Fortunately, Cooper seems to show no interest in repeating himself … well, aside from the Hangover movies, which provide a steady star burnishing every couple years. Aside from those, he’s been admirably eager to work with auteurs like Cianfrance and Bier on their challenging indies, and he’s one of the few stars dominating the mid-budget category with entries like Silver Linings, Limitless, and his next two projects, a Cameron Crowe dramedy where he’ll star opposite Emma Stone, and a David O. Russell film co-starring Amy Adams and Christian Bale. Those $30 million movies are in short supply these days, but when you can land one that pays off, you get all the credit.
Though his future seems secure for now, then, opinion is divided as to just how big a star Cooper might ultimately become: While our marketing head hazards, “he just needs the right material and then he gets to jump up [to the next level],” our studio chief tempers the outlook a bit.
“Is he a ‘Buy’?” asks this president, answering the question, “Well, that depends what he’s priced at. I don’t know that he has tons more upside that he has now, but for what you pay him now, you get a good return. He’s got a nice future.”
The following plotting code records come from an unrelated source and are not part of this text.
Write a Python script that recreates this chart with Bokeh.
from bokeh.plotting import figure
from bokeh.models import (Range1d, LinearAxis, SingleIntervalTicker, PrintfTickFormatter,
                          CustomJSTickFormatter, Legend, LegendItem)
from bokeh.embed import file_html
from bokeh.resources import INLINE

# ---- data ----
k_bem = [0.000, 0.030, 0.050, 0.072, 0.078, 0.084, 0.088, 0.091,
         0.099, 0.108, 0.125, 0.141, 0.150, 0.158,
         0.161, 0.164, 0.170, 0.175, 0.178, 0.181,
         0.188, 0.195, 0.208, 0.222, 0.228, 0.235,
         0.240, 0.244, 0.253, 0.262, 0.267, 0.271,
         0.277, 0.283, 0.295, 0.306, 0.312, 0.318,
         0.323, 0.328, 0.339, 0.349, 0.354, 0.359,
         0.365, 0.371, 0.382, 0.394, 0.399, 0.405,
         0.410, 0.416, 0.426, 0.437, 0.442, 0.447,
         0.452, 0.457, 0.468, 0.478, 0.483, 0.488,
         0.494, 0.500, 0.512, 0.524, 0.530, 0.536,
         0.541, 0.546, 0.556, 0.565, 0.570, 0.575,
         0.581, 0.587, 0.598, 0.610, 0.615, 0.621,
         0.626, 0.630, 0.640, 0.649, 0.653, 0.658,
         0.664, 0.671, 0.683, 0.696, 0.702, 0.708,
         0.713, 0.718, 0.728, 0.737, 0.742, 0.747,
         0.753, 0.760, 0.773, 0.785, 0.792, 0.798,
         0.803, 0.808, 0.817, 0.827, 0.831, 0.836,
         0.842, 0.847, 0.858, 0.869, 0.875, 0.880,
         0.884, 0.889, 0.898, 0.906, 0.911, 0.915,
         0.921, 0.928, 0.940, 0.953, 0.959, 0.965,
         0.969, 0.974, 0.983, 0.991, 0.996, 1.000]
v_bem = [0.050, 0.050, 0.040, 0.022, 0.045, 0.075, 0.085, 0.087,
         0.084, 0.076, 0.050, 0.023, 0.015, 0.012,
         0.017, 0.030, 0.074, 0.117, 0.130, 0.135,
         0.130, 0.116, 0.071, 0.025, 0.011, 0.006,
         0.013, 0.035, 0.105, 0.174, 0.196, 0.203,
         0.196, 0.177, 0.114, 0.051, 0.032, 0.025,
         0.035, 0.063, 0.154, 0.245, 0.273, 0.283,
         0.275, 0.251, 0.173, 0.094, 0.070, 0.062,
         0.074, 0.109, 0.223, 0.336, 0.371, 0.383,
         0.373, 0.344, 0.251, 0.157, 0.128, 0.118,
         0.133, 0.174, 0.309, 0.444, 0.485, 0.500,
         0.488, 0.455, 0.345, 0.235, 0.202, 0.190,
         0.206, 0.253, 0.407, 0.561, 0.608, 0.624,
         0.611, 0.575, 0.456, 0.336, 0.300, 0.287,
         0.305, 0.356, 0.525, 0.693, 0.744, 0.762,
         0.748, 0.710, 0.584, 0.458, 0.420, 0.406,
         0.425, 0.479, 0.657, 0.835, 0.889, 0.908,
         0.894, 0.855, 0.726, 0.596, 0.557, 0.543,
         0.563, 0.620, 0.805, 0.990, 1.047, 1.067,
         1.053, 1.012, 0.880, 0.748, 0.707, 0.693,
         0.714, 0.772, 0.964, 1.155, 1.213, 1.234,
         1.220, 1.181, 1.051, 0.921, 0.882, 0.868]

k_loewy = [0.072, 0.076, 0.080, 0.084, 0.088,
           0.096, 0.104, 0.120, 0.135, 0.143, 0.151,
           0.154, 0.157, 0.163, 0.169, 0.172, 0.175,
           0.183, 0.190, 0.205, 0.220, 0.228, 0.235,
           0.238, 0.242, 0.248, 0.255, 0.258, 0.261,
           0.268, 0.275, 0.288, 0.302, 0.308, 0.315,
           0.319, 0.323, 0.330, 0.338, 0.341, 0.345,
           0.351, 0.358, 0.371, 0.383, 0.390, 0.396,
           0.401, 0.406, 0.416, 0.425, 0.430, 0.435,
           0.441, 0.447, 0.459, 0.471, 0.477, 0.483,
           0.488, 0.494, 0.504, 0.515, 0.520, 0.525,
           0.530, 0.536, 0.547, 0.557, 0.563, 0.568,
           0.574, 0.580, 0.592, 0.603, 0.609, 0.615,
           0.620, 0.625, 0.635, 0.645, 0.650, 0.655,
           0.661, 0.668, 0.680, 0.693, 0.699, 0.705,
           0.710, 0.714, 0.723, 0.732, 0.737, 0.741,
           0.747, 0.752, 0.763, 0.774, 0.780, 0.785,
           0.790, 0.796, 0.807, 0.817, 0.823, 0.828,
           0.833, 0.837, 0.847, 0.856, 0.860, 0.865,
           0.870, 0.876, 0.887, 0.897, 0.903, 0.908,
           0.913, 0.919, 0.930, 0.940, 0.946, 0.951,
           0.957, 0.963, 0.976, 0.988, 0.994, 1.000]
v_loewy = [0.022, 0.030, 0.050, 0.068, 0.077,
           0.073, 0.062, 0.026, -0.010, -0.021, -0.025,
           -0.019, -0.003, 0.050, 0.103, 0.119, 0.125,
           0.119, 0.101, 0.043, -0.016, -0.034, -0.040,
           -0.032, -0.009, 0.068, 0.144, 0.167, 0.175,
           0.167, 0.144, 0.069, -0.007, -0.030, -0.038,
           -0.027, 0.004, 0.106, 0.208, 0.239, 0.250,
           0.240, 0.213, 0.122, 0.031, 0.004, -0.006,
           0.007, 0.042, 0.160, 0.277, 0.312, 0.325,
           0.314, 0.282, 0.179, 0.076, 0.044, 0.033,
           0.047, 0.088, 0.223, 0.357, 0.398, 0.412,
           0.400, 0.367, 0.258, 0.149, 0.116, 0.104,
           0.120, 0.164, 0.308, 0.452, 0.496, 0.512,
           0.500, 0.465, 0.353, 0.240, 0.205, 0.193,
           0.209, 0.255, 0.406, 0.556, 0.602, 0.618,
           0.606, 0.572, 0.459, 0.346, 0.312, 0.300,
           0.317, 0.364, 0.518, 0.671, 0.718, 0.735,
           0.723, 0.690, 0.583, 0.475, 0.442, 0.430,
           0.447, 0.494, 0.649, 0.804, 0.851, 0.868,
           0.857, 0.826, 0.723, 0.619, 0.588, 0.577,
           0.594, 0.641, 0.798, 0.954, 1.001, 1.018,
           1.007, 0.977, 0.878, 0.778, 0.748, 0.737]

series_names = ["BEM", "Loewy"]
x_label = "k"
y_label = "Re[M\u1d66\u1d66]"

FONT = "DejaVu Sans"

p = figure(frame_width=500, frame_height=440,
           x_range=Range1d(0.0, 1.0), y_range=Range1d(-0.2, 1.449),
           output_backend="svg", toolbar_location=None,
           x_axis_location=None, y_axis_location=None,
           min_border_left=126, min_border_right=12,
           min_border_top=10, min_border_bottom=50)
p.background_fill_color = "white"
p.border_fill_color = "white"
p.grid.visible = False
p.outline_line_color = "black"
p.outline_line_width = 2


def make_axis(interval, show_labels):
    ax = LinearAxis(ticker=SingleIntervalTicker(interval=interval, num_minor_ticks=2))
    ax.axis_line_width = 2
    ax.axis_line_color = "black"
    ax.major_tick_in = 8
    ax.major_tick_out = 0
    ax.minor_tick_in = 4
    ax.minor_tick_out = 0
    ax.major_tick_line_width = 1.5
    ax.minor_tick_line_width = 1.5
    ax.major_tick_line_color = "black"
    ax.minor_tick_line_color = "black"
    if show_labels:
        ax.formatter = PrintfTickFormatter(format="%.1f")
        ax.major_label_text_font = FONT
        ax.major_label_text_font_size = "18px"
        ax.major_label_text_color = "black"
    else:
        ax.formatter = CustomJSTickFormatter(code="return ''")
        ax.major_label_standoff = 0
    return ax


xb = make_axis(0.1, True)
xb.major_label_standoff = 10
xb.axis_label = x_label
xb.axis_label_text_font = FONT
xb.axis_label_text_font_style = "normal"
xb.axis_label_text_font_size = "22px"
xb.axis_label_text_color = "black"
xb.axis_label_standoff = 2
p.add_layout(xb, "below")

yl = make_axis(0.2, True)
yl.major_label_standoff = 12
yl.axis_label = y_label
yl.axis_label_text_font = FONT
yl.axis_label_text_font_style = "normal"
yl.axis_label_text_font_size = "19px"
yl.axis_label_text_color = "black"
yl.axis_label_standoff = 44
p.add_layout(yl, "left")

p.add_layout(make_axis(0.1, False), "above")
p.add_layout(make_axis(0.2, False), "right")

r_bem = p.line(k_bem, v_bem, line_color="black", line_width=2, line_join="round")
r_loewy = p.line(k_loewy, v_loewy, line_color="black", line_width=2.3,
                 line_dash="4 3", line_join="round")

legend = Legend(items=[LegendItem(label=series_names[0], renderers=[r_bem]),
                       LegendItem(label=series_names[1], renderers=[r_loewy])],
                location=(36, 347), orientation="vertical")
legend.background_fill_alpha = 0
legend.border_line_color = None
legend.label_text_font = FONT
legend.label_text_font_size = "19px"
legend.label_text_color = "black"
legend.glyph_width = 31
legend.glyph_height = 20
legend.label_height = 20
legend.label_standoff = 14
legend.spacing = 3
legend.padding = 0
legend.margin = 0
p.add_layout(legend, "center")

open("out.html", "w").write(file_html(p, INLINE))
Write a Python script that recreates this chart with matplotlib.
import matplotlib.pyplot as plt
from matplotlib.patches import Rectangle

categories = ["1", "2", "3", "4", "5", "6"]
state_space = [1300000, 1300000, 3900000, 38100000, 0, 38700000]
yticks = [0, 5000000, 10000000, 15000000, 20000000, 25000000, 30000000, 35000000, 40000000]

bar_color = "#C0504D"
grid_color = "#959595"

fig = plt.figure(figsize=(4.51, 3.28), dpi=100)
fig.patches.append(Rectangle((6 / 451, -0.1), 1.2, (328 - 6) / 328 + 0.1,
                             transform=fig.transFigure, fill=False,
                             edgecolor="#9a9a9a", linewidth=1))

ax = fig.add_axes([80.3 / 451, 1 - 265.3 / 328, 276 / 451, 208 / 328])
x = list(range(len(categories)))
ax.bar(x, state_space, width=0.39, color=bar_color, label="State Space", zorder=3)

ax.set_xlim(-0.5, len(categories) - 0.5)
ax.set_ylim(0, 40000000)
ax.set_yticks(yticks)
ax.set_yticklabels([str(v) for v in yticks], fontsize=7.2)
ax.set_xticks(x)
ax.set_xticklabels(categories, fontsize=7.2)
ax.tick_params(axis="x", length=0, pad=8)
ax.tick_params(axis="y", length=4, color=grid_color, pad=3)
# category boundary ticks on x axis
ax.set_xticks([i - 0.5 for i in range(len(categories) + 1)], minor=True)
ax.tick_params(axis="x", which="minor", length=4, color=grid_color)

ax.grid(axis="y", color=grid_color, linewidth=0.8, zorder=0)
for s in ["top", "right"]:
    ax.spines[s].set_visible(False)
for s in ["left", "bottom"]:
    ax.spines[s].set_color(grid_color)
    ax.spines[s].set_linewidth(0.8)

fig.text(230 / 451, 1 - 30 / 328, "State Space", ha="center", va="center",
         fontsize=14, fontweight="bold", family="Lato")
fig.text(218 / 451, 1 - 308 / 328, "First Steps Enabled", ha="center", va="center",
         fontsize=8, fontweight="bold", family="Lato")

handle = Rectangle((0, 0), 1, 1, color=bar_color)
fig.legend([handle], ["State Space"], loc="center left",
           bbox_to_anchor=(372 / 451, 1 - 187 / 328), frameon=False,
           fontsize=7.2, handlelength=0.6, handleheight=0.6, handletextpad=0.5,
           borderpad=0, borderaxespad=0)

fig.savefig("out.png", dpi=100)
The Bottom Line: Maybe that long and winding road to stardom was exactly what Cooper needed, because at this point, he’s making informed decisions like a pro. Silver Linings has a lot of awards season upside, and even if Cooper can’t penetrate the brutally packed Best Actor category at the Oscars, his expert performance will win him even more fans. Beyond that, the guy is doing Hangover III, another drama with Jennifer Lawrence, movies with Cameron Crowe and David O. Russell, and a (hoped-for) Broadway run of The Elephant Man. When you look at that slate, what can you quibble with, really? Bonne chance, Bradley!